The Russell and Waller families were close-knit, and Jeanne ensured that bonds remained strong across generations. She taught her extended family about faith, education, proper grammar, table manners and respect for others — not through lectures but through example. She lived what she believed.
She didn’t retire from service when she moved to the Village at Germantown in 2007. She simply found a new neighborhood to love. The cookies kept coming. The concern for others never wavered. At 90, 95 and 100 years old, she remained faithful to the calling that had shaped her entire life.
Her $1,000 bequest to the Tennessee Baptist Mission Board represents something profound about the nature of biblical stewardship. Campbell was not a woman of great wealth.

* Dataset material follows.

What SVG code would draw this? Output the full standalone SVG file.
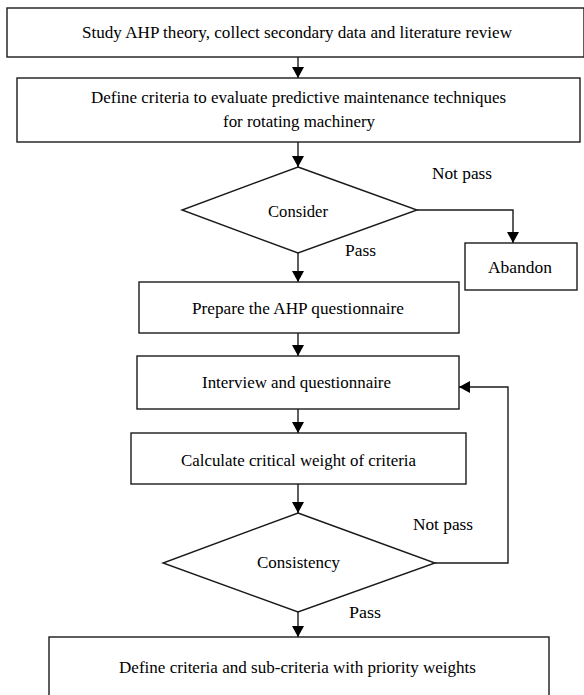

She lived frugally, carefully, without pretense. She possessed a prosperity that transcended material measures — the richness of a life poured out in service; the abundance of relationships built on genuine care and the wealth of knowing that her resources belonged to God.
She represents countless Southern Baptists whose names will never appear on buildings or in denominational histories, who serve faithfully in small towns and city retirement communities, who teach Sunday school and visit jails and bake cookies and play piano at nursing homes. They don’t serve for recognition. They serve because they love Jesus, and loving Jesus means loving people.
Generosity doesn’t end with death. Campbell’s final gift ensures that the mission work she supported throughout her life will continue after her voice has joined the heavenly chorus.
It’s a last act of faithfulness from a woman who spent 102 years demonstrating what it means to follow Christ with your whole heart, your whole life and even your last earthly resources.
The cookies have stopped coming and the piano is silent, but the legacy of “the cookie lady” endures — in the lives she touched, the students she taught, the neighbors she loved and in the missions her gift will support. Jeanne Waller Campbell lived well and gave well, faithful to the end and beyond.